We got some pretty big orders and we figured that we'd need about 1000 hours of production test time to get the stuff out. So I am designing a couple of new test sets and the kids will grind out a pile of Python, to replace classic manual test procedures with more automated stuff.
A couple of the product tests need measurement of time jitter. We had been using old Tek 11801C sampling scopes to measure jitter, but they are gigantic and slow. So we got to wondering if a cheap Rigol could measure jitter.
The DS1204B is a 4-channel 200 MHz, 2Gs/s scope for $1395. It doesn't do any jitter measurements. It will measure the time between rising edges of two channels, so we'll work with that.
It's always hard to figure out what scopes are doing internally; that's not often discussed in manuals. Experimentally, the DELAY A->B measurement seems to work well in both free-run and single-shot mode. In ss mode, one can measure a delay, say 5 ns from rising A to rising B, and it's right, and one can change that to 6 ns, fire one more acquisition, and that will be right too.
So we wrote some Python to do a bunch of DELAY A->B measurements and compute the RMS jitter. We used one of our DDGs as the source, which has about 6 ps RMS jitter between outputs. The Rigol reported different jitters depending on whether we were measuring continuous or single-shot. Single-shot takes longer to run, about 100 ms to fire each shot and read the delta-T. Continuous mode lets us snoop the time delta in about 10 ms (this is Ethernet) but reports more jitter, so I'm not sure what it really means.
Taking measurements in single-shot mode and doing the math seems to have a jitter measurement floor a bit below 30 ps RMS, which is amazing for a $1600 scope with a 2 GHz ADC clock, a 500 ps sampling interval.

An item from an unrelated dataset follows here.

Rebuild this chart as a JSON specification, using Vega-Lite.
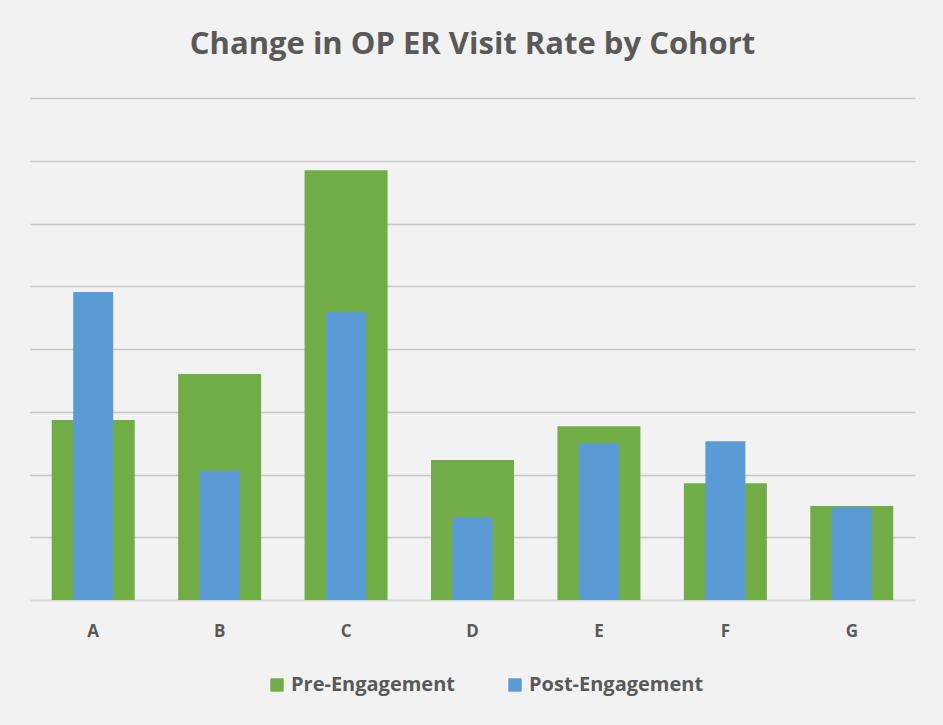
{
  "$schema": "https://vega.github.io/schema/vega-lite/v6.json",
  "width": 885,
  "height": 502,
  "autosize": {"type": "none"},
  "padding": {"left": 30, "top": 98, "right": 28, "bottom": 125},
  "background": "#f2f2f2",
  "title": {
    "text": "Change in OP ER Visit Rate by Cohort",
    "font": "Open Sans",
    "fontSize": 31,
    "fontWeight": "bold",
    "color": "#595959",
    "anchor": "middle",
    "offset": 37
  },
  "data": {
    "values": [
      {"cohort": "A", "series": "Pre-Engagement", "value": 2.87},
      {"cohort": "B", "series": "Pre-Engagement", "value": 3.60},
      {"cohort": "C", "series": "Pre-Engagement", "value": 6.85},
      {"cohort": "D", "series": "Pre-Engagement", "value": 2.23},
      {"cohort": "E", "series": "Pre-Engagement", "value": 2.77},
      {"cohort": "F", "series": "Pre-Engagement", "value": 1.86},
      {"cohort": "G", "series": "Pre-Engagement", "value": 1.50},
      {"cohort": "A", "series": "Post-Engagement", "value": 4.91},
      {"cohort": "B", "series": "Post-Engagement", "value": 2.06},
      {"cohort": "C", "series": "Post-Engagement", "value": 4.59},
      {"cohort": "D", "series": "Post-Engagement", "value": 1.32},
      {"cohort": "E", "series": "Post-Engagement", "value": 2.50},
      {"cohort": "F", "series": "Post-Engagement", "value": 2.53},
      {"cohort": "G", "series": "Post-Engagement", "value": 1.48}
    ]
  },
  "encoding": {
    "x": {
      "field": "cohort",
      "type": "nominal",
      "scale": {"paddingInner": 0, "paddingOuter": 0},
      "axis": {
        "title": null,
        "labelAngle": 0,
        "labelFont": "Open Sans",
        "labelFontSize": 17,
        "labelFontWeight": "bold",
        "labelColor": "#595959",
        "labelPadding": 23,
        "ticks": false,
        "domainColor": "#d9d9d9",
        "domainWidth": 2
      }
    },
    "y": {
      "field": "value",
      "type": "quantitative",
      "scale": {"domain": [0, 8], "nice": false},
      "axis": {
        "title": null,
        "labels": false,
        "ticks": false,
        "domain": false,
        "values": [1, 2, 3, 4, 5, 6, 7, 8],
        "grid": true,
        "gridColor": "#c8c8c8",
        "gridWidth": 1.5
      }
    },
    "color": {
      "field": "series",
      "type": "nominal",
      "scale": {"domain": ["Pre-Engagement", "Post-Engagement"], "range": ["#70ad47", "#5b9bd5"]},
      "legend": {
        "title": null,
        "orient": "none",
        "direction": "horizontal",
        "legendX": 237,
        "legendY": 577,
        "symbolType": "square",
        "symbolSize": 180,
        "symbolStrokeWidth": 0,
        "symbolOpacity": 1,
        "labelFont": "Open Sans",
        "labelFontSize": 20,
        "labelFontWeight": "bold",
        "labelColor": "#595959",
        "columnPadding": 49,
        "labelOffset": 4,
        "labelLimit": 300
      }
    }
  },
  "layer": [
    {
      "transform": [{"filter": "datum.series == 'Pre-Engagement'"}],
      "mark": {"type": "bar", "size": 83}
    },
    {
      "transform": [{"filter": "datum.series == 'Post-Engagement'"}],
      "mark": {"type": "bar", "size": 40}
    }
  ],
  "config": {"view": {"stroke": null}}
}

Shannon was one smart dude.
We generated some test signals with known jitter. Once the input jitter gets above 500 ps RMS or so, it doesn't seem to matter whether we use continuous or s/s mode for the time-interval measurement.
For lower jitter measurements, 100 acquisitions in s/s mode might be enough, and that will take about 10 seconds, which is tolerable.
Scopes that internally measure jitter are fabulously expensive, which is silly because it's just a little math.